■ **Data extract**:
■ ■ ■ ■ ■

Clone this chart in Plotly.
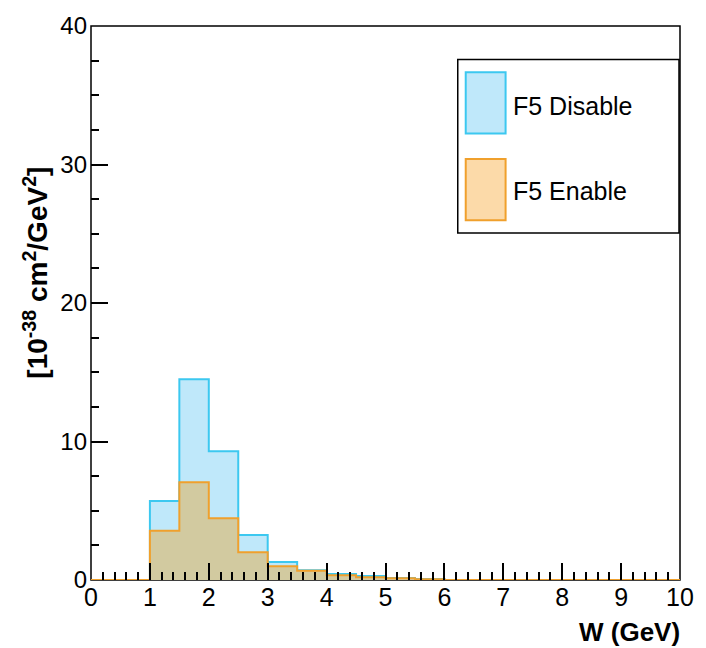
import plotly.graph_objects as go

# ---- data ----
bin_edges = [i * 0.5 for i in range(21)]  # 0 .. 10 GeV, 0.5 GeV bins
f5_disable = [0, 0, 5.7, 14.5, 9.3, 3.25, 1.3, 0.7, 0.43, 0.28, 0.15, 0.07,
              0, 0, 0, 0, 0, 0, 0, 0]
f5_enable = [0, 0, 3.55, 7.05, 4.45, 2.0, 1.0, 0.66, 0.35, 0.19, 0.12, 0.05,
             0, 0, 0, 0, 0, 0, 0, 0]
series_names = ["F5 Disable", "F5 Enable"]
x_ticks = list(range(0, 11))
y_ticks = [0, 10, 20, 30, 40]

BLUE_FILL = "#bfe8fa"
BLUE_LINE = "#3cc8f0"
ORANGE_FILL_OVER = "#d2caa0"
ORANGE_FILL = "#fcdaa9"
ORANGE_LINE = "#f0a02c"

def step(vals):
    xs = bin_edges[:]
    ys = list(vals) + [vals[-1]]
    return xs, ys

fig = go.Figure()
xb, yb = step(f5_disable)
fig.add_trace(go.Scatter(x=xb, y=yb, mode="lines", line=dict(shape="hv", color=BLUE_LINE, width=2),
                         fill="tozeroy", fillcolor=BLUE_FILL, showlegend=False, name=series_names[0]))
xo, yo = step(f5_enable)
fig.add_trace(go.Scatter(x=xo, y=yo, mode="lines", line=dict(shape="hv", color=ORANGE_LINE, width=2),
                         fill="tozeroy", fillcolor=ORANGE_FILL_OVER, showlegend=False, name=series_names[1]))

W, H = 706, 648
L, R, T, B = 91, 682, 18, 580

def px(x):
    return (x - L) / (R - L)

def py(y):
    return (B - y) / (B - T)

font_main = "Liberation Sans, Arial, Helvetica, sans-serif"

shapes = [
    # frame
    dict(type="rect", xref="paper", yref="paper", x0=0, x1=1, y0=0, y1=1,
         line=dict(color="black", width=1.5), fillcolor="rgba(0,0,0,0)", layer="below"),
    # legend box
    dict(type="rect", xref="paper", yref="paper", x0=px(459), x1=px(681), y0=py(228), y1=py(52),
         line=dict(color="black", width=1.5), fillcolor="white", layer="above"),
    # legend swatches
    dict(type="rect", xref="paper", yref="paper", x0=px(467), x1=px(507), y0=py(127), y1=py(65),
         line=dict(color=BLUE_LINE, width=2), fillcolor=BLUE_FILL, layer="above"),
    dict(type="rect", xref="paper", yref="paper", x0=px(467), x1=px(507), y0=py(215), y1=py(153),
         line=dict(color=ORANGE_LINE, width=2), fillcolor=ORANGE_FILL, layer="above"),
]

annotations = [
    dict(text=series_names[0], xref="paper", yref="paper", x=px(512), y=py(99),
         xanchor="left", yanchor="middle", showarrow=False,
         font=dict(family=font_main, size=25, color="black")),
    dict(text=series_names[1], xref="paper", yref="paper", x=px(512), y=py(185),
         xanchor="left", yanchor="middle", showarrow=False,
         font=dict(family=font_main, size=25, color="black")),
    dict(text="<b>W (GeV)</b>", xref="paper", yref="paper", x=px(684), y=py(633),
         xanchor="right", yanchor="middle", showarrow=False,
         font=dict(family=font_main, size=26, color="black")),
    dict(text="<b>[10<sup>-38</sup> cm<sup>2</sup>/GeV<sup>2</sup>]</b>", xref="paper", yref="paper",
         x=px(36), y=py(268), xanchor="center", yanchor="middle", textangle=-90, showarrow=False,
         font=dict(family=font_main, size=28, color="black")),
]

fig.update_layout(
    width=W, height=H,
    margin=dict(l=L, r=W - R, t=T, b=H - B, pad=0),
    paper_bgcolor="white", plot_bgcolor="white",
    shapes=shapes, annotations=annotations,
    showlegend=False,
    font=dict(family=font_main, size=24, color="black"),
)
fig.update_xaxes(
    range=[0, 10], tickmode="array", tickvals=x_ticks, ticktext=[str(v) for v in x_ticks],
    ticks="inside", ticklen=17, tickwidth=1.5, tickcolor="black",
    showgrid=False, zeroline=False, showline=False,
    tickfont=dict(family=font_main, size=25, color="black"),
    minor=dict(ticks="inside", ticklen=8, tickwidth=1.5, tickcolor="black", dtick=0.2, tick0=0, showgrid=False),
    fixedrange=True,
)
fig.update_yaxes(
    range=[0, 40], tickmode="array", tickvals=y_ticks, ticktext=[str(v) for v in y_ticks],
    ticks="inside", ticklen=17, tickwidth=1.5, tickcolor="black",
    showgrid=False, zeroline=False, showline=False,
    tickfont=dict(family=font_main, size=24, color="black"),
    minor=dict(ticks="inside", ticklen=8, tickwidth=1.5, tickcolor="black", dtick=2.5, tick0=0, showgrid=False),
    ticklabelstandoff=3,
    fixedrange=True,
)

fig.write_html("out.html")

■ ■ ■ ■ ■

■ **Work to complete**: Return to the listing above and set it down exactly, leaving out its pictures.

■ **Written reply**:
Clone this chart in Plotly.
import plotly.graph_objects as go

# ---- data ----
bin_edges = [i * 0.5 for i in range(21)]  # 0 .. 10 GeV, 0.5 GeV bins
f5_disable = [0, 0, 5.7, 14.5, 9.3, 3.25, 1.3, 0.7, 0.43, 0.28, 0.15, 0.07,
              0, 0, 0, 0, 0, 0, 0, 0]
f5_enable = [0, 0, 3.55, 7.05, 4.45, 2.0, 1.0, 0.66, 0.35, 0.19, 0.12, 0.05,
             0, 0, 0, 0, 0, 0, 0, 0]
series_names = ["F5 Disable", "F5 Enable"]
x_ticks = list(range(0, 11))
y_ticks = [0, 10, 20, 30, 40]

BLUE_FILL = "#bfe8fa"
BLUE_LINE = "#3cc8f0"
ORANGE_FILL_OVER = "#d2caa0"
ORANGE_FILL = "#fcdaa9"
ORANGE_LINE = "#f0a02c"

def step(vals):
    xs = bin_edges[:]
    ys = list(vals) + [vals[-1]]
    return xs, ys

fig = go.Figure()
xb, yb = step(f5_disable)
fig.add_trace(go.Scatter(x=xb, y=yb, mode="lines", line=dict(shape="hv", color=BLUE_LINE, width=2),
                         fill="tozeroy", fillcolor=BLUE_FILL, showlegend=False, name=series_names[0]))
xo, yo = step(f5_enable)
fig.add_trace(go.Scatter(x=xo, y=yo, mode="lines", line=dict(shape="hv", color=ORANGE_LINE, width=2),
                         fill="tozeroy", fillcolor=ORANGE_FILL_OVER, showlegend=False, name=series_names[1]))

W, H = 706, 648
L, R, T, B = 91, 682, 18, 580

def px(x):
    return (x - L) / (R - L)

def py(y):
    return (B - y) / (B - T)

font_main = "Liberation Sans, Arial, Helvetica, sans-serif"

shapes = [
    # frame
    dict(type="rect", xref="paper", yref="paper", x0=0, x1=1, y0=0, y1=1,
         line=dict(color="black", width=1.5), fillcolor="rgba(0,0,0,0)", layer="below"),
    # legend box
    dict(type="rect", xref="paper", yref="paper", x0=px(459), x1=px(681), y0=py(228), y1=py(52),
         line=dict(color="black", width=1.5), fillcolor="white", layer="above"),
    # legend swatches
    dict(type="rect", xref="paper", yref="paper", x0=px(467), x1=px(507), y0=py(127), y1=py(65),
         line=dict(color=BLUE_LINE, width=2), fillcolor=BLUE_FILL, layer="above"),
    dict(type="rect", xref="paper", yref="paper", x0=px(467), x1=px(507), y0=py(215), y1=py(153),
         line=dict(color=ORANGE_LINE, width=2), fillcolor=ORANGE_FILL, layer="above"),
]

annotations = [
    dict(text=series_names[0], xref="paper", yref="paper", x=px(512), y=py(99),
         xanchor="left", yanchor="middle", showarrow=False,
         font=dict(family=font_main, size=25, color="black")),
    dict(text=series_names[1], xref="paper", yref="paper", x=px(512), y=py(185),
         xanchor="left", yanchor="middle", showarrow=False,
         font=dict(family=font_main, size=25, color="black")),
    dict(text="<b>W (GeV)</b>", xref="paper", yref="paper", x=px(684), y=py(633),
         xanchor="right", yanchor="middle", showarrow=False,
         font=dict(family=font_main, size=26, color="black")),
    dict(text="<b>[10<sup>-38</sup> cm<sup>2</sup>/GeV<sup>2</sup>]</b>", xref="paper", yref="paper",
         x=px(36), y=py(268), xanchor="center", yanchor="middle", textangle=-90, showarrow=False,
         font=dict(family=font_main, size=28, color="black")),
]

fig.update_layout(
    width=W, height=H,
    margin=dict(l=L, r=W - R, t=T, b=H - B, pad=0),
    paper_bgcolor="white", plot_bgcolor="white",
    shapes=shapes, annotations=annotations,
    showlegend=False,
    font=dict(family=font_main, size=24, color="black"),
)
fig.update_xaxes(
    range=[0, 10], tickmode="array", tickvals=x_ticks, ticktext=[str(v) for v in x_ticks],
    ticks="inside", ticklen=17, tickwidth=1.5, tickcolor="black",
    showgrid=False, zeroline=False, showline=False,
    tickfont=dict(family=font_main, size=25, color="black"),
    minor=dict(ticks="inside", ticklen=8, tickwidth=1.5, tickcolor="black", dtick=0.2, tick0=0, showgrid=False),
    fixedrange=True,
)
fig.update_yaxes(
    range=[0, 40], tickmode="array", tickvals=y_ticks, ticktext=[str(v) for v in y_ticks],
    ticks="inside", ticklen=17, tickwidth=1.5, tickcolor="black",
    showgrid=False, zeroline=False, showline=False,
    tickfont=dict(family=font_main, size=24, color="black"),
    minor=dict(ticks="inside", ticklen=8, tickwidth=1.5, tickcolor="black", dtick=2.5, tick0=0, showgrid=False),
    ticklabelstandoff=3,
    fixedrange=True,
)

fig.write_html("out.html")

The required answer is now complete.